辅助方法是协助程序中执行特定任务的函数或过程。这些方法旨在处理重复或常见操作，使代码更具模块化、可读性和可维护性。

def plot_result(history, item):
    plt.plot(history.history[item], label=item)
    plt.plot(history.history["val_" + item], label="val_" + item)
    plt.xlabel("Epochs")
    plt.ylabel(item)
    plt.title("Train and Validation {} Over Epochs".format(item), fontsize=14)
    plt.legend()
    plt.grid()
    plt.show()

建模

在这里，我们将训练模型并查看其准确性。

1. 简单前馈网络

def make_model():
    model = keras.Sequential(
        [
            layers.Dense(512, activation="relu"),
            layers.Dense(256, activation="relu"),
            layers.Dense(label_lookup.vocabulary_size(), activation="sigmoid")
        ]
    )
    return model

model1 = make_model()
model1.compile(loss="binary_crossentropy", optimizer="adam", metrics=["binary_accuracy"])

epochs = 10
with tf.device('/device:GPU:0'):
    history = model1.fit(
        train_dataset, validation_data=validation_dataset, epochs=epochs
    )

    plot_result(history, "loss")
    plot_result(history, "binary_accuracy")

输出

# Evaluate
with tf.device('/device:GPU:0'):
    _, binary_acc = model1.evaluate(test_dataset)
    print(f"Categorical accuracy on the test set: {round(binary_acc * 100, 2)}%.")

输出

观察到相当高的训练和测试准确率，分别为 99.95% 和 99.09%。
其中一个 epoch 的验证准确率更高，检查点机制将有所帮助。
鉴于类别不平衡，检查每个标签的精度很重要

## Computing metrics per class.

def per_class_accuracy(model, ):
    model_for_inference = keras.Sequential([text_vectorizer, model])

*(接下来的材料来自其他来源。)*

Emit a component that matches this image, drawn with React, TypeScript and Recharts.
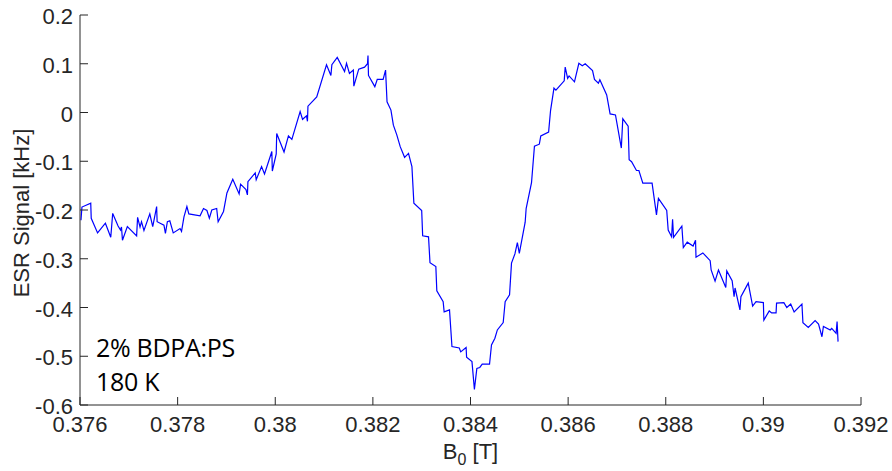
import React from 'react';
import { LineChart, Line, XAxis, YAxis, Customized } from 'recharts';

const fieldT = [
  0.37602, 0.37604, 0.37622, 0.37623, 0.37636, 0.37652, 0.37663, 0.37667, 0.37678, 0.37683,
  0.37685, 0.37687, 0.37697, 0.37716, 0.37718, 0.37723, 0.37726, 0.37731, 0.37743, 0.37749,
  0.37757, 0.37758, 0.37772, 0.37775, 0.37779, 0.37784, 0.37791, 0.37805, 0.37808, 0.37813,
  0.37819, 0.37823, 0.37846, 0.37853, 0.3786, 0.37865, 0.3787, 0.3788, 0.37883, 0.37894,
  0.37901, 0.37913, 0.37926, 0.37929, 0.3794, 0.37943, 0.37944, 0.37959, 0.37961, 0.37972,
  0.37978, 0.37993, 0.37994, 0.38002, 0.38003, 0.38018, 0.38027, 0.38034, 0.38051, 0.38056,
  0.38064, 0.38066, 0.38067, 0.38085, 0.38105, 0.38114, 0.38116, 0.38127, 0.38142, 0.38146,
  0.38152, 0.3816, 0.38161, 0.38171, 0.38183, 0.38189, 0.3819, 0.38191, 0.38204, 0.38209,
  0.38221, 0.38226, 0.38229, 0.38237, 0.38242, 0.38249, 0.38256, 0.38265, 0.38273, 0.3828,
  0.38284, 0.383, 0.38302, 0.38314, 0.38317, 0.38329, 0.38331, 0.38344, 0.38346, 0.38357,
  0.38362, 0.38377, 0.3838, 0.38391, 0.38392, 0.38403, 0.38408, 0.38413, 0.38419, 0.38424,
  0.38439, 0.38443, 0.3845, 0.38455, 0.38467, 0.38471, 0.3848, 0.38484, 0.38491, 0.38496,
  0.385, 0.38512, 0.38514, 0.38525, 0.38531, 0.38541, 0.38544, 0.3856, 0.38564, 0.38571,
  0.38575, 0.38592, 0.38594, 0.38599, 0.38602, 0.38613, 0.38622, 0.38629, 0.38635, 0.3865,
  0.38654, 0.38662, 0.38665, 0.38679, 0.38686, 0.38697, 0.38709, 0.38712, 0.38723, 0.38725,
  0.3873, 0.3874, 0.38745, 0.38753, 0.38772, 0.38781, 0.38785, 0.38802, 0.38805, 0.38812,
  0.38814, 0.38816, 0.38833, 0.38836, 0.38844, 0.38856, 0.38861, 0.38862, 0.38876, 0.38891,
  0.38893, 0.38901, 0.38908, 0.38923, 0.38925, 0.38936, 0.3894, 0.38942, 0.38952, 0.38954,
  0.38969, 0.38978, 0.38985, 0.39, 0.39001, 0.39012, 0.39017, 0.39026, 0.39027, 0.39042,
  0.39048, 0.39056, 0.39063, 0.39079, 0.39081, 0.39092, 0.39106, 0.39113, 0.3912, 0.39123,
  0.39137, 0.3914, 0.39149, 0.39151, 0.39153,
];

const signalKHz = [
  -0.221, -0.194, -0.186, -0.217, -0.247, -0.227, -0.256, -0.207, -0.233, -0.241,
  -0.235, -0.262, -0.234, -0.253, -0.215, -0.235, -0.224, -0.242, -0.208, -0.234,
  -0.193, -0.224, -0.231, -0.248, -0.224, -0.222, -0.247, -0.238, -0.244, -0.214,
  -0.193, -0.208, -0.212, -0.197, -0.201, -0.217, -0.2, -0.197, -0.224, -0.203,
  -0.165, -0.137, -0.167, -0.147, -0.158, -0.169, -0.142, -0.124, -0.138, -0.111,
  -0.126, -0.08, -0.12, -0.085, -0.043, -0.081, -0.048, -0.055, 0.002, -0.014,
  -0.007, -0.018, 0.013, 0.032, 0.098, 0.076, 0.098, 0.113, 0.084, 0.101,
  0.08, 0.087, 0.054, 0.089, 0.093, 0.1, 0.117, 0.076, 0.053, 0.068,
  0.068, 0.087, 0.022, 0.005, -0.026, -0.046, -0.07, -0.092, -0.084, -0.111,
  -0.186, -0.201, -0.253, -0.255, -0.308, -0.316, -0.366, -0.388, -0.409, -0.405,
  -0.48, -0.483, -0.491, -0.482, -0.502, -0.511, -0.568, -0.525, -0.523, -0.516,
  -0.516, -0.477, -0.463, -0.446, -0.431, -0.388, -0.374, -0.309, -0.29, -0.267,
  -0.289, -0.225, -0.197, -0.144, -0.069, -0.065, -0.048, -0.04, 0.004, 0.05,
  0.046, 0.065, 0.093, 0.07, 0.075, 0.063, 0.101, 0.096, 0.1, 0.086,
  0.068, 0.06, 0.067, 0.036, -0.003, -0.005, -0.073, -0.013, -0.028, -0.097,
  -0.101, -0.119, -0.119, -0.145, -0.145, -0.21, -0.176, -0.201, -0.241, -0.255,
  -0.219, -0.256, -0.233, -0.277, -0.266, -0.274, -0.262, -0.297, -0.288, -0.304,
  -0.323, -0.346, -0.323, -0.359, -0.325, -0.345, -0.378, -0.36, -0.405, -0.378,
  -0.35, -0.397, -0.388, -0.39, -0.426, -0.407, -0.411, -0.411, -0.391, -0.39,
  -0.4, -0.393, -0.409, -0.393, -0.431, -0.441, -0.427, -0.434, -0.46, -0.439,
  -0.446, -0.443, -0.453, -0.429, -0.47,
];

const xTicks = [0.376, 0.378, 0.38, 0.382, 0.384, 0.386, 0.388, 0.39, 0.392];
const yTicks = [-0.6, -0.5, -0.4, -0.3, -0.2, -0.1, 0, 0.1, 0.2];
const xDomain = [0.376, 0.392];
const yDomain = [-0.6, 0.2];
const annotationLines = ['2% BDPA:PS', '180 K'];
const yAxisTitle = 'ESR Signal [kHz]';

const data = fieldT.map((x, i) => ({ x, y: signalKHz[i] }));

const AXIS = '#262626';
const TICK_LEN = 8;
const FONT = '"Liberation Sans", Arial, Helvetica, sans-serif';

const BottomTick = (p: any) => (
  <g>
    <line x1={p.x} x2={p.x} y1={p.y} y2={p.y - TICK_LEN} stroke={AXIS} strokeWidth={1} />
    <text x={p.x} y={p.y + 27} textAnchor="middle" fill={AXIS} fontSize={22} fontFamily={FONT}>
      {String(p.payload.value)}
    </text>
  </g>
);

const TopTick = (p: any) => (
  <line x1={p.x} x2={p.x} y1={p.y} y2={p.y + TICK_LEN} stroke={AXIS} strokeWidth={1} />
);

const LeftTick = (p: any) => (
  <g>
    <line x1={p.x} x2={p.x + TICK_LEN} y1={p.y} y2={p.y} stroke={AXIS} strokeWidth={1} />
    <text x={p.x - 7} y={p.y} dy="0.42em" textAnchor="end" fill={AXIS} fontSize={22} fontFamily={FONT}>
      {String(p.payload.value)}
    </text>
  </g>
);

const RightTick = (p: any) => (
  <line x1={p.x} x2={p.x - TICK_LEN} y1={p.y} y2={p.y} stroke={AXIS} strokeWidth={1} />
);

const Texts = () => (
  <g>
    <text
      x={29}
      y={213}
      transform="rotate(-90, 29, 213)"
      textAnchor="middle"
      fill={AXIS}
      fontSize={22}
      fontFamily={FONT}
    >
      {yAxisTitle}
    </text>
    <text x={470.5} y={459} textAnchor="middle" fill={AXIS} fontSize={22} fontFamily={FONT}>
      <tspan>B</tspan>
      <tspan dy={6} fontSize={16}>0</tspan>
      <tspan dy={-6}> [T]</tspan>
    </text>
    {annotationLines.map((t, i) => (
      <text
        key={t}
        x={96}
        y={357 + i * 34}
        fill="#000"
        fontSize={25}
        fontFamily='"Open Sans", "Noto Sans", sans-serif'
        letterSpacing={-0.3}
      >
        {t}
      </text>
    ))}
  </g>
);

export default function App() {
  return (
    <div style={{ position: 'absolute', left: 0, top: 0, width: 892, height: 471, background: '#fff' }}>
      <LineChart width={892} height={471} data={data} margin={{ top: 15, right: 31, bottom: 0, left: 0 }}>
        <XAxis
          xAxisId="b"
          dataKey="x"
          type="number"
          domain={xDomain}
          ticks={xTicks}
          allowDataOverflow
          height={66}
          tickSize={0}
          tickMargin={0}
          tickLine={false}
          axisLine={{ stroke: AXIS, strokeWidth: 1 }}
          tick={<BottomTick />}
          interval={0}
        />
        <XAxis
          xAxisId="t"
          orientation="top"
          dataKey="x"
          type="number"
          domain={xDomain}
          ticks={xTicks}
          allowDataOverflow
          height={0}
          tickSize={0}
          tickMargin={0}
          tickLine={false}
          axisLine={{ stroke: AXIS, strokeWidth: 1 }}
          tick={<TopTick />}
          interval={0}
        />
        <YAxis
          yAxisId="l"
          type="number"
          domain={yDomain}
          ticks={yTicks}
          allowDataOverflow
          width={80}
          tickSize={0}
          tickMargin={0}
          tickLine={false}
          axisLine={{ stroke: AXIS, strokeWidth: 1 }}
          tick={<LeftTick />}
          interval={0}
        />
        <YAxis
          yAxisId="r"
          orientation="right"
          type="number"
          domain={yDomain}
          ticks={yTicks}
          allowDataOverflow
          width={0}
          tickSize={0}
          tickMargin={0}
          tickLine={false}
          axisLine={{ stroke: AXIS, strokeWidth: 1 }}
          tick={<RightTick />}
          interval={0}
        />
        <Line
          xAxisId="b"
          yAxisId="l"
          dataKey="y"
          type="linear"
          stroke="#0000ff"
          strokeWidth={1.2}
          dot={false}
          activeDot={false}
          isAnimationActive={false}
        />
        <Customized component={Texts} />
      </LineChart>
    </div>
  );
}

    per_label_results = {}
    for label in label_lookup.get_vocabulary():
        if label == -1:
            continue
    #     per_label_results[label] = {'tp': 0, 'tn': 0, 'fp': 0, 'fn': 0}
        per_label_results[label] = {'correct': 0, 'incorrect': 0}

    num_labels = len(per_label_results.items()) + 1
    accuracy_map = np.zeros((num_labels, num_labels), dtype=np.int64)

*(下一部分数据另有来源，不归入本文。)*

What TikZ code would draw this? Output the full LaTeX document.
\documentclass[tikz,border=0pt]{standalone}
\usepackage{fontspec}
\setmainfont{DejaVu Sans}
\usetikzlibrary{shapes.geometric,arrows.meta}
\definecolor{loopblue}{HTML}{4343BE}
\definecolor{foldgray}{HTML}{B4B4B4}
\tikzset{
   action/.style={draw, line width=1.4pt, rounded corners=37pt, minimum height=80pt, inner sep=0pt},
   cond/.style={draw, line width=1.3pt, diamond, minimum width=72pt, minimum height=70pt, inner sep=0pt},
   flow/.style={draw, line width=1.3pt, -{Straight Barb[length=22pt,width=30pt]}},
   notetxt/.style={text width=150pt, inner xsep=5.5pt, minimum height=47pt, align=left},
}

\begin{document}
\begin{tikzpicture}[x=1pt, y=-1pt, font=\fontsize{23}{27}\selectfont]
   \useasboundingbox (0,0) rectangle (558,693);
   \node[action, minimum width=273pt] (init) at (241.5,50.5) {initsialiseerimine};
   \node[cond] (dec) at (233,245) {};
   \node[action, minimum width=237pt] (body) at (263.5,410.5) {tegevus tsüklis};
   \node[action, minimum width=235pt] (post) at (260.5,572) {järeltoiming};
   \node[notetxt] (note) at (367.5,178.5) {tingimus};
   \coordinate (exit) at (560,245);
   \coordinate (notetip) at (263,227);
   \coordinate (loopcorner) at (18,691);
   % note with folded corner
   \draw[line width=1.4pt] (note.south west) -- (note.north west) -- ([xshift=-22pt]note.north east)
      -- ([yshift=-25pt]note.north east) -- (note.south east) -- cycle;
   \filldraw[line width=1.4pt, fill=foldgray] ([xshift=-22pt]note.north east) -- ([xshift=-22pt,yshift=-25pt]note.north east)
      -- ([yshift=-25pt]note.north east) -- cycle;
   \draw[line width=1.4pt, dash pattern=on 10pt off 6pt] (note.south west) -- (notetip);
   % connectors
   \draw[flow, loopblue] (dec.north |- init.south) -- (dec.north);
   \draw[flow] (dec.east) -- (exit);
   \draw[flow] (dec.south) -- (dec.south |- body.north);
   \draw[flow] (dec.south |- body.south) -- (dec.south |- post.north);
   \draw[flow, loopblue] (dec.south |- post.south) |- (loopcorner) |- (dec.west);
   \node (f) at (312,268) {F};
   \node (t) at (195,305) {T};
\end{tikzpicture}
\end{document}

    inference_dataset = make_dataset(test_df, is_train=False)
    iterator = iter(inference_dataset)

    i = 0
    while True:
        i = i + 1
        text_batch, label_batch = None, None
        try:
            text_batch, label_batch = next(iterator)
#             print(f"Loaded {text_batch.shape[0]} items in batch#{i}.")
        except:
            break

        # Make predictions for the whole batch.
        with tf.device('/device:GPU:0'):
            predicted_probabilities = model_for_inference.predict(text_batch)

        for j, text in enumerate(text_batch):
            label_gt_one_hot = label_batch[j].numpy()[None, ...]
            label_gt = invert_multi_hot(label_gt_one_hot[0])[0]

            predicted_proba = [proba for proba in predicted_probabilities[j]]
            top_label = [
                x
                for _, x in sorted(
                    zip(predicted_probabilities[j], label_lookup.get_vocabulary()),
                    key=lambda pair: pair[0],
                    reverse=True,
                )
            ][:1]
            label_predicted = top_label[0]

            accuracy_map[label_gt][label_predicted] = accuracy_map[label_gt][label_predicted] + 1

            if label_predicted == label_gt:
                # True positive
                per_label_results[label_gt]['correct'] = per_label_results[label_gt]['correct'] + 1
            else:
                per_label_results[label_gt]['incorrect'] = per_label_results[label_gt]['incorrect'] + 1

    return per_label_results, accuracy_map

def print_per_class_accuracy(per_label_results):
    for k, v in per_label_results.items():
        correct = v['correct']
        incorrect = v['incorrect']
        accuracy = correct / (correct + incorrect) * 100
        print(f"Label = {k}, Test Accuracy = {accuracy:.2f}%")
    
def plot_accuracy_map(accuracy_map):
    sns.set(font_scale=1.2)
    fig, ax = plt.subplots(1, 1, figsize=(10, 7))
    sns.heatmap(accuracy_map)
    plt.title('Cross-validation Accuracy')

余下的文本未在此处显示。